Самолёт приземляется на Майамскую землю. Я ещё не оправилась от болезни — удрала из больницы, как только узнала, что наконец-то в мой паспорт поставили тот самый злополучный штамп. По приезде из Москвы успела отнести документы в ОВИР и, как только пришла в себя, постоянно звонила туда из больницы. Пятнадцатикопеечные монеты были на вес золота. Я выменивала свой ужин на драгоценные медяшки у соседок по палате. Телефон-автомат для публичного пользования висел на лестничной клетке, и, поджимая поочерёдно ноги от холода, я умоляла, увещевала чиновницу в ОВИРе поставить побыстрее этот несчастный штамп, била на её жалость — рассказала о своей болезни, о том, что скоро билет на самолёт станет недействительным, а другой купить не на что, и что жить здесь я уже не могу, и если она не даст мне шанса начать сначала.

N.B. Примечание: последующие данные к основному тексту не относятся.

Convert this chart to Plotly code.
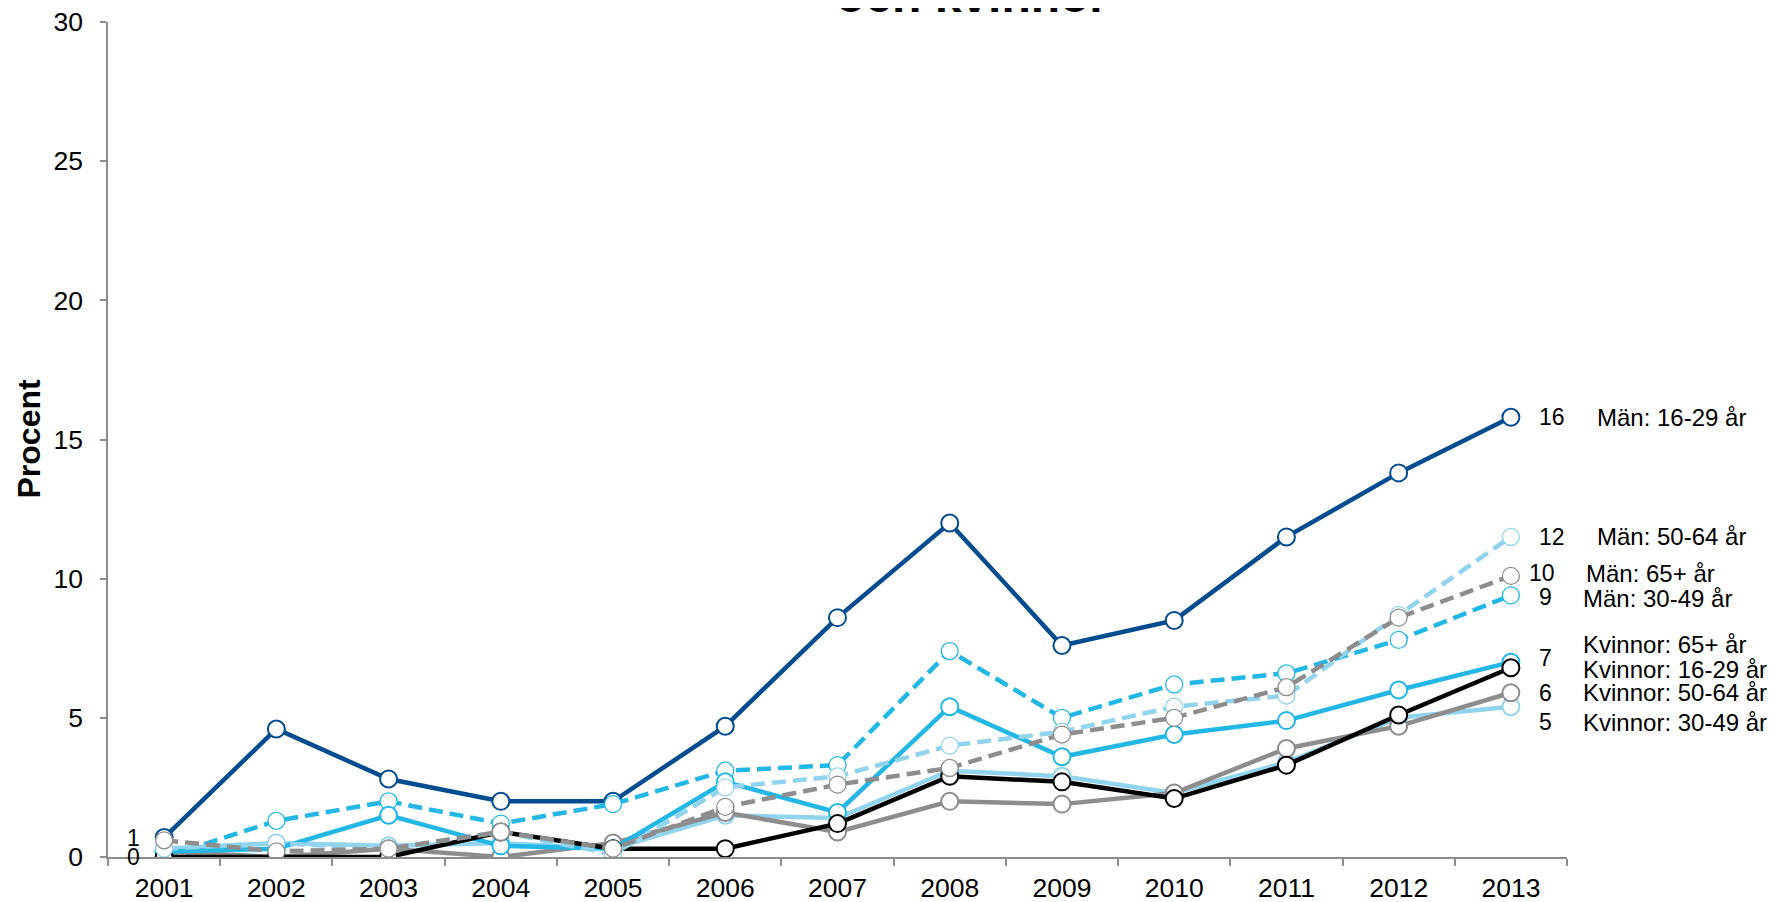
import plotly.graph_objects as go

years = ["2001", "2002", "2003", "2004", "2005", "2006", "2007",
         "2008", "2009", "2010", "2011", "2012", "2013"]

man_16_29 = [0.7, 4.6, 2.8, 2.0, 2.0, 4.7, 8.6, 12.0, 7.6, 8.5, 11.5, 13.8, 15.8]
man_50_64 = [0.3, 0.5, 0.3, 0.9, 0.1, 2.5, 2.9, 4.0, 4.5, 5.4, 5.8, 8.7, 11.5]
man_65 = [0.6, 0.2, 0.3, 0.9, 0.3, 1.8, 2.6, 3.2, 4.4, 5.0, 6.1, 8.6, 10.1]
man_30_49 = [0.0, 1.3, 2.0, 1.2, 1.9, 3.1, 3.3, 7.4, 5.0, 6.2, 6.6, 7.8, 9.4]
kv_30_49 = [0.3, 0.5, 0.4, 0.5, 0.3, 1.5, 1.4, 3.1, 2.9, 2.3, 3.4, 5.0, 5.4]
kv_50_64 = [0.2, 0.0, 0.3, 0.0, 0.5, 1.6, 0.9, 2.0, 1.9, 2.3, 3.9, 4.7, 5.9]
kv_65 = [0.2, 0.3, 1.5, 0.4, 0.3, 2.7, 1.6, 5.4, 3.6, 4.4, 4.9, 6.0, 7.0]
kv_16_29 = [0.0, 0.0, 0.0, 0.9, 0.3, 0.3, 1.2, 2.9, 2.7, 2.1, 3.3, 5.1, 6.8]

DARK = "#004C8F"
CYAN = "#22B7E4"
LIGHT = "#92D3EE"
GRAY = "#8D8D8D"
BLACK = "#000000"
FONT = "Liberation Sans, Arial, sans-serif"

# (name, values, colour, dashed)
series = [
    ("Män: 16-29 år", man_16_29, DARK, False),
    ("Män: 30-49 år", man_30_49, CYAN, True),
    ("Kvinnor: 30-49 år", kv_30_49, LIGHT, False),
    ("Kvinnor: 50-64 år", kv_50_64, GRAY, False),
    ("Kvinnor: 65+ år", kv_65, CYAN, False),
    ("Kvinnor: 16-29 år", kv_16_29, BLACK, False),
    ("Män: 50-64 år", man_50_64, LIGHT, True),
    ("Män: 65+ år", man_65, GRAY, True),
]

fig = go.Figure()
for name, vals, col, dashed in series:
    fig.add_trace(go.Scatter(
        x=years, y=vals, name=name, mode="lines+markers",
        line=dict(color=col, width=4.5, dash="14px,7px" if dashed else "solid"),
        marker=dict(size=17, color="white",
                    line=dict(color=col, width=1.3 if dashed else 2)),
        showlegend=False, hoverinfo="x+y+name",
    ))


def rnd(v):
    return str(int(v + 0.5))


last = len(years) - 1
ann = []
# end-value numbers: (series value list, label y position, x shift)
end_nums = [
    (man_16_29, 15.8, 26),
    (man_50_64, 11.5, 26),
    (man_65, 10.2, 16),
    (man_30_49, 9.35, 26),
    (kv_65, 7.15, 26),
    (kv_50_64, 5.9, 26),
    (kv_30_49, 4.85, 26),
]
for vals, ypos, xs in end_nums:
    ann.append(dict(x=last, y=ypos, xref="x", yref="y", text=rnd(vals[-1]),
                    showarrow=False, xanchor="left", xshift=xs,
                    font=dict(size=23, color="black", family=FONT)))

# series names on the right: (name, label y position, pixel offset from plot right edge)
names_right = [
    ("Män: 16-29 år", 15.8, 28),
    ("Män: 50-64 år", 11.5, 28),
    ("Män: 65+ år", 10.2, 17),
    ("Män: 30-49 år", 9.3, 14),
    ("Kvinnor: 65+ år", 7.65, 14),
    ("Kvinnor: 16-29 år", 6.75, 14),
    ("Kvinnor: 50-64 år", 5.9, 14),
    ("Kvinnor: 30-49 år", 4.85, 14),
]
for txt, ypos, xs in names_right:
    ann.append(dict(x=1, y=ypos, xref="paper", yref="y", text=txt,
                    showarrow=False, xanchor="left", xshift=xs,
                    font=dict(size=24, color="black", family=FONT)))

# start labels at 2001
for vals in (man_16_29, kv_16_29):
    ann.append(dict(x=0, y=vals[0], xref="x", yref="y", text=rnd(vals[0]),
                    showarrow=False, xanchor="right", xshift=-22,
                    font=dict(size=23, color="black", family=FONT)))

# y-axis title
ann.append(dict(x=0, y=0.5, xref="paper", yref="paper", text="<b>Procent</b>",
                showarrow=False, textangle=-90, xanchor="center", yanchor="middle",
                xshift=-80, font=dict(size=32, color="black", family=FONT)))

# title (mostly cut off at the top of the image)
ann.append(dict(x=0.5925, y=1.0, xref="paper", yref="paper", text="<b>och kvinnor</b>",
                showarrow=False, xanchor="center", yanchor="bottom", yshift=-2,
                font=dict(size=48, color="black", family=FONT)))

fig.update_layout(
    width=1778, height=902,
    margin=dict(l=100, r=219, t=13.5, b=53),
    paper_bgcolor="white", plot_bgcolor="white",
    font=dict(family=FONT, color="black", size=26),
    annotations=ann,
    xaxis=dict(type="category", range=[-0.5, 12.5], showgrid=False, zeroline=False,
               automargin=False, ticklabeloverflow="allow",
               showline=True, linecolor="#8C8C8C", linewidth=1.5,
               ticks="outside", tickson="boundaries", ticklen=7, tickcolor="#8C8C8C",
               tickwidth=1.5, ticklabelstandoff=6, tickfont=dict(size=26.5, color="black")),
    yaxis=dict(range=[0, 30], dtick=5, showgrid=False, zeroline=False,
               automargin=False, ticklabeloverflow="allow",
               showline=True, linecolor="#8C8C8C", linewidth=1.5,
               ticks="outside", ticklen=6, tickcolor="#8C8C8C", tickwidth=1.5,
               ticklabelstandoff=12, tickfont=dict(size=26.5, color="black")),
)

fig.write_html("out.html")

Мне удалось растопить железную душу лейтенанта милиции, и вне очереди, без моего присутствия, синими чернилами она поставила на потрёпанной странице краснокожей книжицы пропуск в рай.

Получив радостную весть, я буквально прижала к стенке добрую врачиху и потребовала на вечер отпустить меня домой. Не знаю, как сейчас, а тогда вещи больного держали в подвале, в закрытой комнате, и выдавали только по записке врача. Врачиха сопротивлялась, говорила, что я слаба, потеряла много крови, что меня еле спасли от сепсиса, и что мне необходимо быть под наблюдением. Безумная решительность больной её сломала. Я даже пригрозила, что всё равно убегу — в тапочках и халате, и она выписала нужную бумажку, для очистки совести спросив:

— Вы обещаете, что вернётесь к утреннему обходу?

Я обещала. Мы обе знали, что это ложь.

На дрожащих ногах тогда я вывалилась в белый снег, поймала такси, вихрем ворвалась в кабинет овир а, игнорируя очередь, забрала бумаги, приехала домой, схватила нераспакованную сумку и помчалась на вокзал — до отправления поезда на Москву оставался один час.

Добравшись утром до Шереметьево, я зарезервировала место на ближайший рейс- билет был действителен в течение месяца, и тогда только позвонила предполагаемому жениху, напрасно две недели назад встречавшему пропавшую невесту.

Удивляюсь мудрости судьбы. Она задержала меня на Родине и отправила за океан для новой жизни, не обременённую прошлым.

Американский чиновник тщательно проверяет документы. Украдкой ещё раз смотрю на фотографию Дэвида. Он мне не нравится. Но бежать — некуда. Выхожу за барьер и оказываюсь оглушённой лавиной новых впечатлений, ярких красок, запахов и знойной суеты — вокруг весёлые, загорелые и легко одетые люди. Я — в зимних сапогах и в плотном шерстяном костюме. Чувствую себя так, как, наверное, чувствовал бы нанаец, перенесённый мгновенно из зимней тундры на пляж в Сочи. Растерянно перекладываю из руки на руку ненужную шубку, враз потускневшую и прибавившую в весе, и попадаю в объятия шумного господина.

Господин радостно тормошит меня, выкрикивая приветствия и комплименты. Мне неловко за свою холодность, но никакой радости не чувствую — только растерянность и усталость. Дэвид выглядит гораздо старше, чем на фотографии, к тому же он оказался высоким и толстым. Одет кандидат в мужья эффектно — элегантный серый костюм, в петлицу пиджака кокетливо засунута красная гвоздика. Между делом замечаю, что мою новую знакомую, Люду, встречает высокий сутулый старик со скорбно поджатыми губами. Вздрагиваю и вымученно улыбаюсь Дэвиду.